To be really safe with regard to logins, let the login and logged-in traffic go over HTTPS instead of HTTP and make the cookie HTTPS (secure) only.
URL rewriting of session cookies is discouraged in most (if not all) security circles. OWASP ASVS explicitly discourages its use as it results in exposure of the session identifiers via an insecure medium.
When URL rewriting of session cookies is enabled, the URL could be transmitted (with the session identifier) to other sites, resulting in disclosure of the session identifier via the HTTP Referrer header. In fact, a simple request by a browser to a resource located on another domain will result in possible hijacking (via a Man-In-The-Middle attack) or fixation of the session; this is as good as a Cross Site Scripting vulnerability in the site.
On a different note, additional protection mechanisms like the HttpOnly and Secure-Cookie flags introduced into various browsers for protecting the session cookie in different ways, can no longer be used when URL rewriting of cookies is performed by a site.
I believe you're referring to cookieless sessions.

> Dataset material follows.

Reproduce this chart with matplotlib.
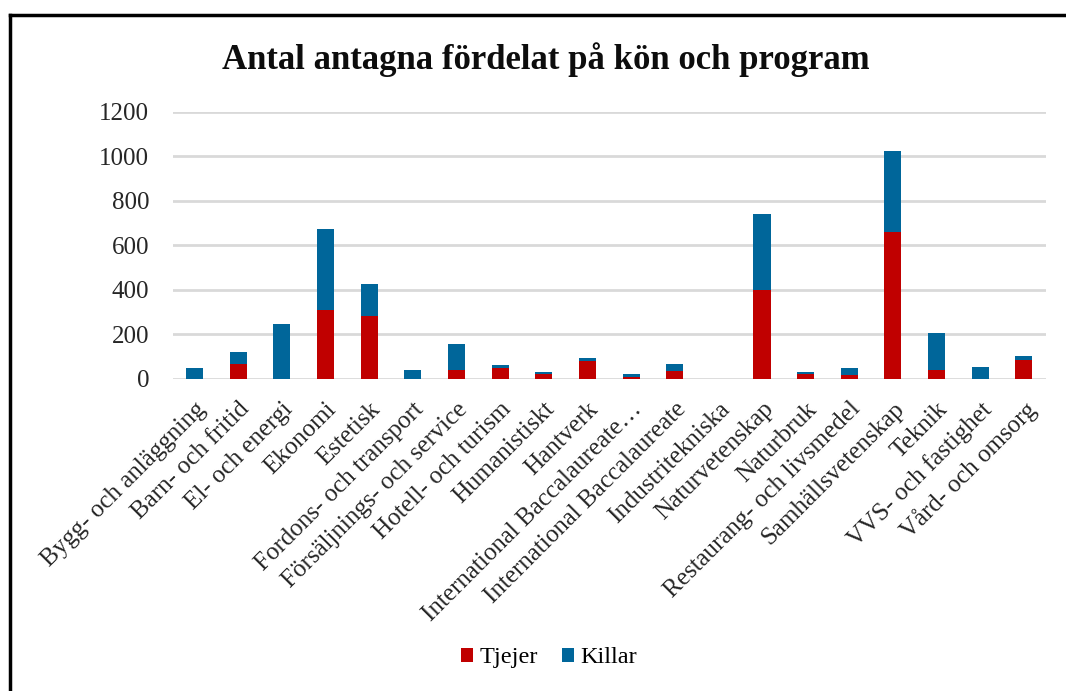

Although I have seen it referred to as 'url rewriting' in Java circles.
There are some extra session hijacking concerns (and they apply across all web development frameworks that support cookieless sessions--not just JSP). But session hijacking is possible even with cookies.
Here's a pretty good in-depth article on MSDN about cookieless sessions and the risks/benefits. Again, these are all platform agnostic.
http://msdn.microsoft.com/en-us/library/aa479314.aspx (toward the bottom)
This is what I came accross checking the OWASP specifications for URL rewriting and it Exposing session information in the URL is a growing security risk (from place 7 in 2007 to place 2 in 2013 on the OWASP Top 10 List).
Options for managing URL rewriting include :
disabling them at the server level.
disabling them at the application level.
An attractive option is a Servlet filter.
The filter wraps the response object with an alternate version, which changes response.encodeURL(String) and related methods into no-operations.